Hills, of course, form the backdrop of the region. Nearly all medieval villages were built on hilltops because it made them easier to defend from potential invaders, or so the logic goes. But today we are facing an invader of a different kind: climate change.
In response to this, Eliasson has constructed a bronze sculpture of a hollowed out iceberg that was fished out of the Atlantic and cast by the artist before melting. The work—its emptiness a testament to the silent invasion of climate degradation—is placed elegantly on the grass directly outside the grand castle of Grinzane Cavour.
Once the family seat of the Italian statesman Camillo Cavour, responsible for the unification of Italy in 1861, the castle now houses an outdoor museum of the Nebbiolo grape in the surrounding vineyards, as well as the Enoteca of Piedmont, which offers tastings of the region’s wines paired with local olives and cheeses.
Eliasson scanned and copied the ice block to create a negative bronze cast on a one-to-one scale. “I believe in the ability of artworks to convey agency, in an active and passive way,” the Icelandic-Danish artist told Artnet News last week, at the opening of his Castello di Rivoli exhibition “Trembling horizons” (until March 26, 2023).
“With the privilege of the exposure I have comes an increased responsibility. I understand that I am a layman and am not a specialist in the field of climate change, but can culture as an agent in society reach for something greater? This is something I am ultimately interested in.”
Meanwhile, the hills of Grinzane Cavour are seeing some of the region’s most important winemakers putting their barrels and their bottles where their mouths are. In an innovative project called Barolo en Primeur, they are auctioning Barolo for charity and—in collaboration with the Castello di Rivoli—inviting artists to design special wine labels.
This year, the Barolo en Primeur charity auction event raised almost €800,000, and over the two years it has been running it has auctioned off wine with labels by artists including Pistoletto and Giuseppe Penone. Next year it will feature a label designed by Philipsz, who has chosen to focus on the rhinoceros, a creature that roamed the Piedmontese landscape in prehistoric times.
In the meantime, Nkanga is set to unveil her sculptural commission next month, a public seating and garden project in the small town of Bra—close to the landmark Osteria Boccondivino, where Carlo Petrini founded the Slow Food movement in 1986. A kilometer away is the Savoy castle of Pollensa, home of the University of Slow Food, which collaborated with Nkanga in choosing endemic plants to embed among her carved-marble benches.

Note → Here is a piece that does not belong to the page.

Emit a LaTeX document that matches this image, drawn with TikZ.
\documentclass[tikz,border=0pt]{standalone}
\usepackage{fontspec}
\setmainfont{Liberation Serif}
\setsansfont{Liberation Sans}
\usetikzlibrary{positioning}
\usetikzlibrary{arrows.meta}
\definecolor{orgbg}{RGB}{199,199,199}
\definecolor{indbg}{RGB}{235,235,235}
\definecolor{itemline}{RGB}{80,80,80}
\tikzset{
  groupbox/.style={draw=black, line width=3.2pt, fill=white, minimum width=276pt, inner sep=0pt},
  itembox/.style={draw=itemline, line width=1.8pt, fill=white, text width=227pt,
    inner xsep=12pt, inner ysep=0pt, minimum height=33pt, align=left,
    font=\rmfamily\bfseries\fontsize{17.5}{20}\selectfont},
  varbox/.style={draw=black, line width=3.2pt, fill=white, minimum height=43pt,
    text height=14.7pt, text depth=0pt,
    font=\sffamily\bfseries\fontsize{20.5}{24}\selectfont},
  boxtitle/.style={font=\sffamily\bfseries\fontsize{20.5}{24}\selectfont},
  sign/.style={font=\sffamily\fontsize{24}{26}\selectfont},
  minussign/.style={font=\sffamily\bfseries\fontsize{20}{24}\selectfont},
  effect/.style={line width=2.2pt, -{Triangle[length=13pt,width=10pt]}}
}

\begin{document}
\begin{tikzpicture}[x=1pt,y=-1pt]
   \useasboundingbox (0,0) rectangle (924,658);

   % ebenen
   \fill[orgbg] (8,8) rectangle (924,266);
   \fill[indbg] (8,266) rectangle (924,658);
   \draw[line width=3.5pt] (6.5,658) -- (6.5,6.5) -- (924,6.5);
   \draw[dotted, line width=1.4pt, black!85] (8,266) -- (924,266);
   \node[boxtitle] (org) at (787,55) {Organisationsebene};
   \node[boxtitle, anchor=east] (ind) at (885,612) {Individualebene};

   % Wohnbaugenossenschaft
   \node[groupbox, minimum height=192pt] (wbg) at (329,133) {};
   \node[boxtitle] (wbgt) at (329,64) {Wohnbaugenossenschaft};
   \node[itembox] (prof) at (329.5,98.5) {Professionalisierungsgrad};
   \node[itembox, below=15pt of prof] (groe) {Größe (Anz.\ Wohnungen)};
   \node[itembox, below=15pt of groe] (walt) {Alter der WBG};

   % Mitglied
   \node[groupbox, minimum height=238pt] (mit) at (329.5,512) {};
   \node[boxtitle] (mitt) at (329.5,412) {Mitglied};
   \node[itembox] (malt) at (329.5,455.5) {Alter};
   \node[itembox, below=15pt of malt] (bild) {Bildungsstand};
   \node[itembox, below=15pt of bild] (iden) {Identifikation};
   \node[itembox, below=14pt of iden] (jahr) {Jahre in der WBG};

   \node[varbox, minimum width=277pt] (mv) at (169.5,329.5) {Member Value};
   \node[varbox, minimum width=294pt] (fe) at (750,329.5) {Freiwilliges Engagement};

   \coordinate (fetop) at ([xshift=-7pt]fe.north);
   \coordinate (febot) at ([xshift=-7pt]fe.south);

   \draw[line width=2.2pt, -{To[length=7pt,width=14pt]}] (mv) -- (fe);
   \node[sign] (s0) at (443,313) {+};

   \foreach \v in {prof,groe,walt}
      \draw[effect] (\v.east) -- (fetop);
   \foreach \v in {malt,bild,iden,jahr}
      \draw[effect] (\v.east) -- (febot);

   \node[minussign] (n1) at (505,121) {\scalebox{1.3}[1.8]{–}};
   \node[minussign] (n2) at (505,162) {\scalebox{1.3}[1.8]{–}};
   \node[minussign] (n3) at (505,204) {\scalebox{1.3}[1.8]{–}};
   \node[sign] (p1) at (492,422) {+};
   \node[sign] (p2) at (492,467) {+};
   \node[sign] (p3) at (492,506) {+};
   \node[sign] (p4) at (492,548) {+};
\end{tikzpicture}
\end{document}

The artist’s aesthetics and the principles of Slow Food are connected—both celebrate food and plants as well as local, traditional, and sustainable ways of growing them, while also embracing experimentation. Nkanga’s oeuvre has since its start been about the senses, in particular the interaction between smell, taste, and sight. Her work in Bra, entitled Of Grounds, Guts and Stones, aims to root visitors in the locality, history, and politics of food.
In this context, the relationship with the African continent and Nigeria, from which the artist comes, will function as a point of departure into how new sustainable initiatives can emerge from both Piedmont and the Global South. And so, with its gentle, ephemeral interventions into public space in and around the hills of Piedmont, as well as its ambrosial entanglement of food, wine, and art in reciprocity with the surrounding environment, “A Cielo Aperto” becomes more than the sum of its parts.